▶ Task objective
A verbatim copy is needed of the lines from the one containing "Reproduce this diagram with TikZ." down to the one containing "minimum width=292pt, minimum", inclusive. Print it with no pictures.

▶ Provided information

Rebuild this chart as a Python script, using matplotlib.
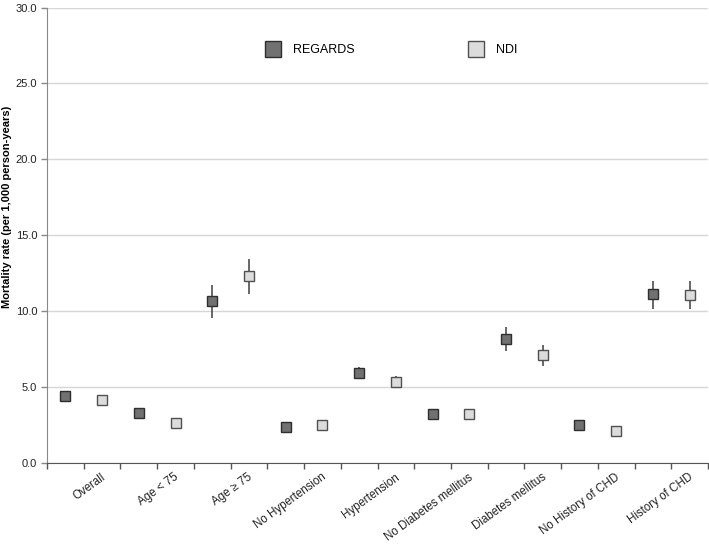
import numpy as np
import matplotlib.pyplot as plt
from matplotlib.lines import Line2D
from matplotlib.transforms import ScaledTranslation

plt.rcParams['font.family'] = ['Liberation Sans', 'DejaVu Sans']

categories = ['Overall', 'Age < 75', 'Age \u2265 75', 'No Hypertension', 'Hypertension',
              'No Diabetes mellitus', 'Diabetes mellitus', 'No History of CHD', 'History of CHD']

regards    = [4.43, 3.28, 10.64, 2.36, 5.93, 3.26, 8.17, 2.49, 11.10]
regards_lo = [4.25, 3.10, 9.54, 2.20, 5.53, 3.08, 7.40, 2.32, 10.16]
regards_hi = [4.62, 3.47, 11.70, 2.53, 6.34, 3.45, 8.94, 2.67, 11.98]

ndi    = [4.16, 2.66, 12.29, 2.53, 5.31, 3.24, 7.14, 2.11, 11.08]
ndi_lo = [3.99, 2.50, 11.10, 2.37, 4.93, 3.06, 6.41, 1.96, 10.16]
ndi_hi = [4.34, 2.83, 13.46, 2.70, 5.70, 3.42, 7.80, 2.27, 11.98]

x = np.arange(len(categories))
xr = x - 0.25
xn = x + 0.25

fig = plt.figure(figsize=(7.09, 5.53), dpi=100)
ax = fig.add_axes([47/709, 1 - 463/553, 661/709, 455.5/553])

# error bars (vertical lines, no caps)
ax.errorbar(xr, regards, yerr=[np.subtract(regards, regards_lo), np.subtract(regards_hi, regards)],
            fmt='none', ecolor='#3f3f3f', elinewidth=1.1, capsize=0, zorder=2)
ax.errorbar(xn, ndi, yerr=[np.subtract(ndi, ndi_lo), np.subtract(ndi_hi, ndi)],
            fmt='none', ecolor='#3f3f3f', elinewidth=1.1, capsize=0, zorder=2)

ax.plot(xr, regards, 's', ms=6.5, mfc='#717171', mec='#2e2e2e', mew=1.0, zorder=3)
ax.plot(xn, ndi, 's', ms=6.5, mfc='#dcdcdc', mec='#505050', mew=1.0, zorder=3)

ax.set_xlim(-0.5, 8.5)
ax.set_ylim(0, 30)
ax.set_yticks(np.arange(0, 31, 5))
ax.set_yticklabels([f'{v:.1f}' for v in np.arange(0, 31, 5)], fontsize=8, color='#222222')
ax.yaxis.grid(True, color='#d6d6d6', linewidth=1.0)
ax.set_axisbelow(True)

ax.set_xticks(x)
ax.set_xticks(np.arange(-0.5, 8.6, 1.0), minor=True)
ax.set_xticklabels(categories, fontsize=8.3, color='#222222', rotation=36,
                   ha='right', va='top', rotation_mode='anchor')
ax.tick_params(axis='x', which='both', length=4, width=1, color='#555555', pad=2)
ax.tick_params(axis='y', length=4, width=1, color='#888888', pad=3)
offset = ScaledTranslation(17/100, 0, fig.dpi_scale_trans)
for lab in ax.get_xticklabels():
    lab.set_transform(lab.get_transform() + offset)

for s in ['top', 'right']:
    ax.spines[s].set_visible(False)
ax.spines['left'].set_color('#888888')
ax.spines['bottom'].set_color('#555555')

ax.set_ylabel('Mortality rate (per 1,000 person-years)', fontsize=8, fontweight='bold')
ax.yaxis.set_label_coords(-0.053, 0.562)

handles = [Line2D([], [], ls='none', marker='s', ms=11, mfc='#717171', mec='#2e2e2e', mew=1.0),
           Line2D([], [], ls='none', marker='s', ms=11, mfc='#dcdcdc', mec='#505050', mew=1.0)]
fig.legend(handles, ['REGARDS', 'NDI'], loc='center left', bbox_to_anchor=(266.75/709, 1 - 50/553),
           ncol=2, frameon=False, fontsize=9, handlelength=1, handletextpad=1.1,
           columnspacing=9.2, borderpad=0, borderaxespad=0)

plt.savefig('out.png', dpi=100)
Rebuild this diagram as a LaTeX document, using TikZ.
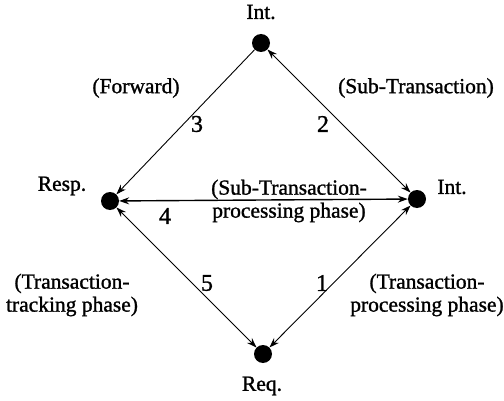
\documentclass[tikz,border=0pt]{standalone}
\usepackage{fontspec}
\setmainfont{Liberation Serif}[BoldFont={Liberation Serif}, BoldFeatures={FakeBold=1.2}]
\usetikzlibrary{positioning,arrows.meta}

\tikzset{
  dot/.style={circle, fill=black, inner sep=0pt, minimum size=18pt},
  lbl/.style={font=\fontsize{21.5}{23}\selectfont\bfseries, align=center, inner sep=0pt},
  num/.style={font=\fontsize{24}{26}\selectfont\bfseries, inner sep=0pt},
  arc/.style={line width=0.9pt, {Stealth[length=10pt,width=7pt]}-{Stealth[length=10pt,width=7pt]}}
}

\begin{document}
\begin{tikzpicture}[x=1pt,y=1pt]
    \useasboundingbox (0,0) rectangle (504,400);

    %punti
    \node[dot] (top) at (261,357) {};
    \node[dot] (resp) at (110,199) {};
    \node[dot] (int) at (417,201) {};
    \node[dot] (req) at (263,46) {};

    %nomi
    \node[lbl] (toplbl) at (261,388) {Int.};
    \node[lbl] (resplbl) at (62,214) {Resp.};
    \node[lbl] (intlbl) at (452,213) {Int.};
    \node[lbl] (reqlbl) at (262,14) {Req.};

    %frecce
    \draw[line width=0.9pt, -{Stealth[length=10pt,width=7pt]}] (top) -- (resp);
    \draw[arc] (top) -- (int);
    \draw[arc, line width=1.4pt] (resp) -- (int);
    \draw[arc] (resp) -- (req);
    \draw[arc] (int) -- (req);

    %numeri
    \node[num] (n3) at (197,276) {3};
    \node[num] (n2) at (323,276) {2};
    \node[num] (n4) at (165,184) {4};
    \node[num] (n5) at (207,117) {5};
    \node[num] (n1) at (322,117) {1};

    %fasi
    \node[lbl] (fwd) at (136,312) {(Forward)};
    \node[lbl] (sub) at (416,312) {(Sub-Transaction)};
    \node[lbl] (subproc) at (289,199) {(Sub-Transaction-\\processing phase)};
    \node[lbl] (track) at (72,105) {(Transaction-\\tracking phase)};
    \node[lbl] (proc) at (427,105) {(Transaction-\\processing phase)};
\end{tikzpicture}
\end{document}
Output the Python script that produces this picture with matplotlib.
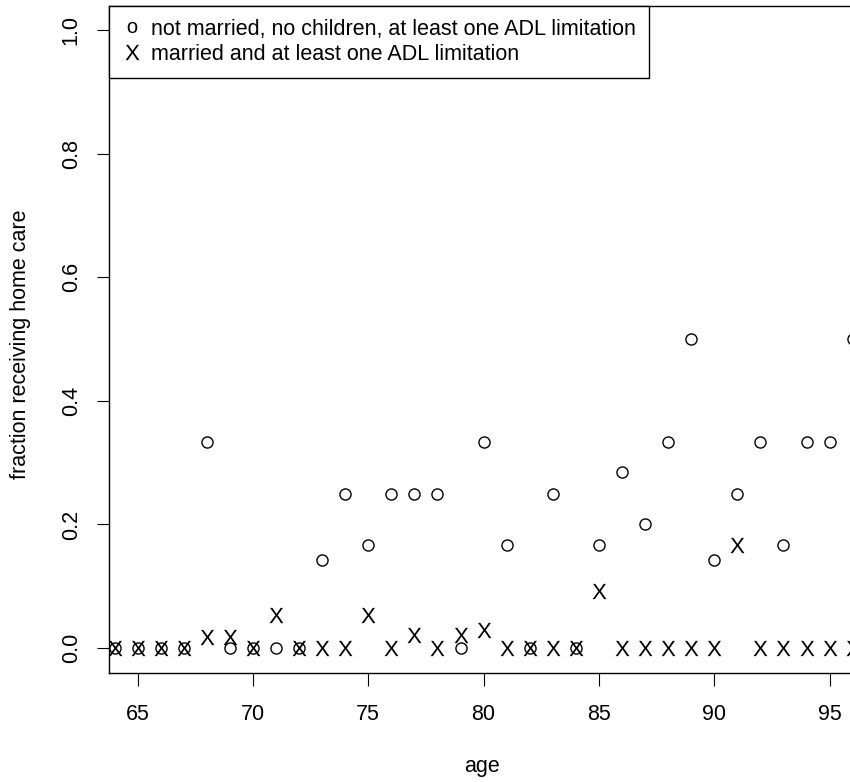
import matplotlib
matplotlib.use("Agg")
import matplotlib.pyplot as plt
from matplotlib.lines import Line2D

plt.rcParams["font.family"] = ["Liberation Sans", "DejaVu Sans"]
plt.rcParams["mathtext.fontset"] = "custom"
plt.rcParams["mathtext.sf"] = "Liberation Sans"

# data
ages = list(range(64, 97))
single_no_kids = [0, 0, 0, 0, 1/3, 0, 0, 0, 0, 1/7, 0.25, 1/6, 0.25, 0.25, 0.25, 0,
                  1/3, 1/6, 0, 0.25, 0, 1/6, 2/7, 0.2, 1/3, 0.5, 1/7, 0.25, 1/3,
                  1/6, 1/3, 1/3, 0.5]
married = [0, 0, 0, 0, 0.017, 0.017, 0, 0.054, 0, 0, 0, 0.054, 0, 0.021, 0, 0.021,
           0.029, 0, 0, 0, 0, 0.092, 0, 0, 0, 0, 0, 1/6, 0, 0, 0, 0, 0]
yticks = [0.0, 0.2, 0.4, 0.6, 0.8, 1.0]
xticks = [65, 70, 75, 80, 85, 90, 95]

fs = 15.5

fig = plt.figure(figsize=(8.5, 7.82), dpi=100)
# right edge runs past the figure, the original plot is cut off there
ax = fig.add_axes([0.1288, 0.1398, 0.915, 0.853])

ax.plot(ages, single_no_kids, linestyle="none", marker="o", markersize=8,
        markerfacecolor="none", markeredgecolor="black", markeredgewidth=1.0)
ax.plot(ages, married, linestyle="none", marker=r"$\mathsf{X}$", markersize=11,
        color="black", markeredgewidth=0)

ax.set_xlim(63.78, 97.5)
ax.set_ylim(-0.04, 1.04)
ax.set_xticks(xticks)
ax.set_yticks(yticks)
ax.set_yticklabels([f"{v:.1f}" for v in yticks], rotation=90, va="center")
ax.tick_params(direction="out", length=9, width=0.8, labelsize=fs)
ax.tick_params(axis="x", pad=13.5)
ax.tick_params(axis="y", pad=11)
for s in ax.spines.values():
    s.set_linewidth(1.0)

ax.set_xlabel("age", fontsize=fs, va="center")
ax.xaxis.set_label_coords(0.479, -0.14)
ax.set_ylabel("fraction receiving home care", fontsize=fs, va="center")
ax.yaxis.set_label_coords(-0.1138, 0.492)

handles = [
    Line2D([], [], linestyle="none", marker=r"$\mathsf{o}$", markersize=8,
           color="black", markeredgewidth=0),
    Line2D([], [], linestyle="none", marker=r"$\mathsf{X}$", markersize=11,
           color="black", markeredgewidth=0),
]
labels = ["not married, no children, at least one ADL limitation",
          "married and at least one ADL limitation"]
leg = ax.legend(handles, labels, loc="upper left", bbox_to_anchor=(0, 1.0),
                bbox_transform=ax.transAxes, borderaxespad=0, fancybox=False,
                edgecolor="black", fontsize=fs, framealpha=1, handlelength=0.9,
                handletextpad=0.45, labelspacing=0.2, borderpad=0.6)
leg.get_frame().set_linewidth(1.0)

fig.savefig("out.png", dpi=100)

* * *

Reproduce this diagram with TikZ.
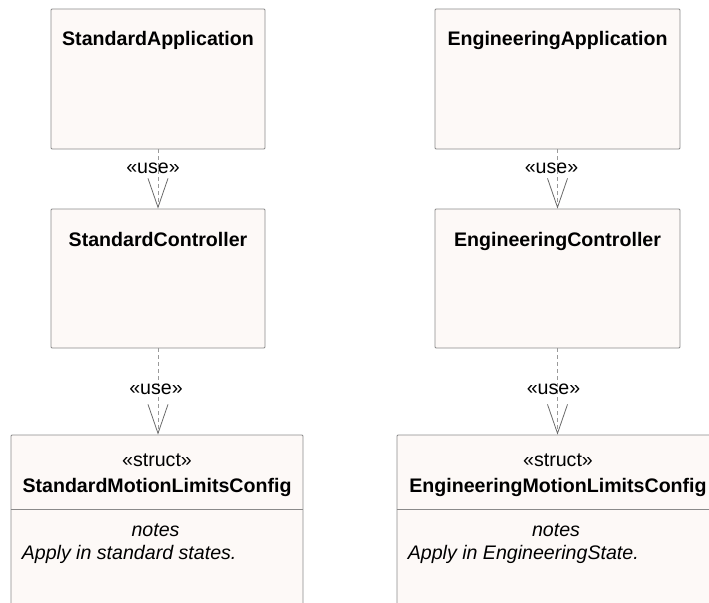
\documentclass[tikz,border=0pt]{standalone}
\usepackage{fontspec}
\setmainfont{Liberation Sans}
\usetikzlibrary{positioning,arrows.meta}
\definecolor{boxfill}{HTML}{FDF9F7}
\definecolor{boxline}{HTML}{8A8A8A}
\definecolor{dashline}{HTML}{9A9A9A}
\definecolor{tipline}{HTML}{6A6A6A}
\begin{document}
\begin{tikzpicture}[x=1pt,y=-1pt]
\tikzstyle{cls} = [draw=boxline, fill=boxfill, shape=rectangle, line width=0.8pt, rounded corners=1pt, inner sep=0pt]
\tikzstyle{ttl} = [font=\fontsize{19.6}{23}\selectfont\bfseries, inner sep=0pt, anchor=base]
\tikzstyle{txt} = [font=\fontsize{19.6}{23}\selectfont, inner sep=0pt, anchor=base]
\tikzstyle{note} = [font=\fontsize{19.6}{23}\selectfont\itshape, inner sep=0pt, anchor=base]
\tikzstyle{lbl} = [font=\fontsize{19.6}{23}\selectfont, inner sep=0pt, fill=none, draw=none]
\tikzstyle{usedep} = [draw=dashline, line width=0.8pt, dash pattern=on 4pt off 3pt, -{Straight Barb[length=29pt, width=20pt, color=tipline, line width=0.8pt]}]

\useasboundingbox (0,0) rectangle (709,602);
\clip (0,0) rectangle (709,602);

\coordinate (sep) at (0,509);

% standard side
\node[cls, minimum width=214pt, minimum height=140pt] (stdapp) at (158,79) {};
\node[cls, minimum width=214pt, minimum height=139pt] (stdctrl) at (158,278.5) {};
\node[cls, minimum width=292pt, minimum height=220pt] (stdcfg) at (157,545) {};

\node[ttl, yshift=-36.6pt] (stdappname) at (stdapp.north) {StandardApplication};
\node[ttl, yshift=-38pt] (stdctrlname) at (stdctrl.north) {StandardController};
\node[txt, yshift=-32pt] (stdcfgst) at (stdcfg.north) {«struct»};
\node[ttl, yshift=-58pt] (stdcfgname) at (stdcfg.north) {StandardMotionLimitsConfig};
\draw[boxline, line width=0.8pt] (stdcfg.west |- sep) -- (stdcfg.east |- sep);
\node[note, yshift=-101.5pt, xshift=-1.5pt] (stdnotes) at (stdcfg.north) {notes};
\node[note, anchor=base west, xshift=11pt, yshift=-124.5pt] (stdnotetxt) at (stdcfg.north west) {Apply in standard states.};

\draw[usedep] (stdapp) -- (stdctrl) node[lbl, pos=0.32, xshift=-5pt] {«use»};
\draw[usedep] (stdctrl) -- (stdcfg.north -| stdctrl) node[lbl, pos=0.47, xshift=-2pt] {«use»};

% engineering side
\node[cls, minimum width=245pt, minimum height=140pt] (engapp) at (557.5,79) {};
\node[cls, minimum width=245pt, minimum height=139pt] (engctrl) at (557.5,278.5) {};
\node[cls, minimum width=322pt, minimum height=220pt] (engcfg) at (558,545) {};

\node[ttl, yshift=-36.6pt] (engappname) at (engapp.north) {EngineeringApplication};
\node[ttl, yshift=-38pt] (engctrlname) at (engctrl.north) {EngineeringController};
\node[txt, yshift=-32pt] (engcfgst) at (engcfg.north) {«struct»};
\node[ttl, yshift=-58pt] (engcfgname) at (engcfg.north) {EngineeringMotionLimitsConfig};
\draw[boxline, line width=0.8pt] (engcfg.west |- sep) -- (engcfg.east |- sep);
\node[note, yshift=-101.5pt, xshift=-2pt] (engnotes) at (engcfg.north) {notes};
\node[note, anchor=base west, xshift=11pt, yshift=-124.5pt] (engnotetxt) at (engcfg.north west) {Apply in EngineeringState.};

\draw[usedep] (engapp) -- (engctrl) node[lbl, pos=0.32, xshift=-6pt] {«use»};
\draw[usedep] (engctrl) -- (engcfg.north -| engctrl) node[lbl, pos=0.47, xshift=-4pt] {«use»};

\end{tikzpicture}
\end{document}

▶ Task response
Reproduce this diagram with TikZ.
\documentclass[tikz,border=0pt]{standalone}
\usepackage{fontspec}
\setmainfont{Liberation Sans}
\usetikzlibrary{positioning,arrows.meta}
\definecolor{boxfill}{HTML}{FDF9F7}
\definecolor{boxline}{HTML}{8A8A8A}
\definecolor{dashline}{HTML}{9A9A9A}
\definecolor{tipline}{HTML}{6A6A6A}
\begin{document}
\begin{tikzpicture}[x=1pt,y=-1pt]
\tikzstyle{cls} = [draw=boxline, fill=boxfill, shape=rectangle, line width=0.8pt, rounded corners=1pt, inner sep=0pt]
\tikzstyle{ttl} = [font=\fontsize{19.6}{23}\selectfont\bfseries, inner sep=0pt, anchor=base]
\tikzstyle{txt} = [font=\fontsize{19.6}{23}\selectfont, inner sep=0pt, anchor=base]
\tikzstyle{note} = [font=\fontsize{19.6}{23}\selectfont\itshape, inner sep=0pt, anchor=base]
\tikzstyle{lbl} = [font=\fontsize{19.6}{23}\selectfont, inner sep=0pt, fill=none, draw=none]
\tikzstyle{usedep} = [draw=dashline, line width=0.8pt, dash pattern=on 4pt off 3pt, -{Straight Barb[length=29pt, width=20pt, color=tipline, line width=0.8pt]}]

\useasboundingbox (0,0) rectangle (709,602);
\clip (0,0) rectangle (709,602);

\coordinate (sep) at (0,509);

% standard side
\node[cls, minimum width=214pt, minimum height=140pt] (stdapp) at (158,79) {};
\node[cls, minimum width=214pt, minimum height=139pt] (stdctrl) at (158,278.5) {};
\node[cls, minimum width=292pt, minimum height=220pt] (stdcfg) at (157,545) {};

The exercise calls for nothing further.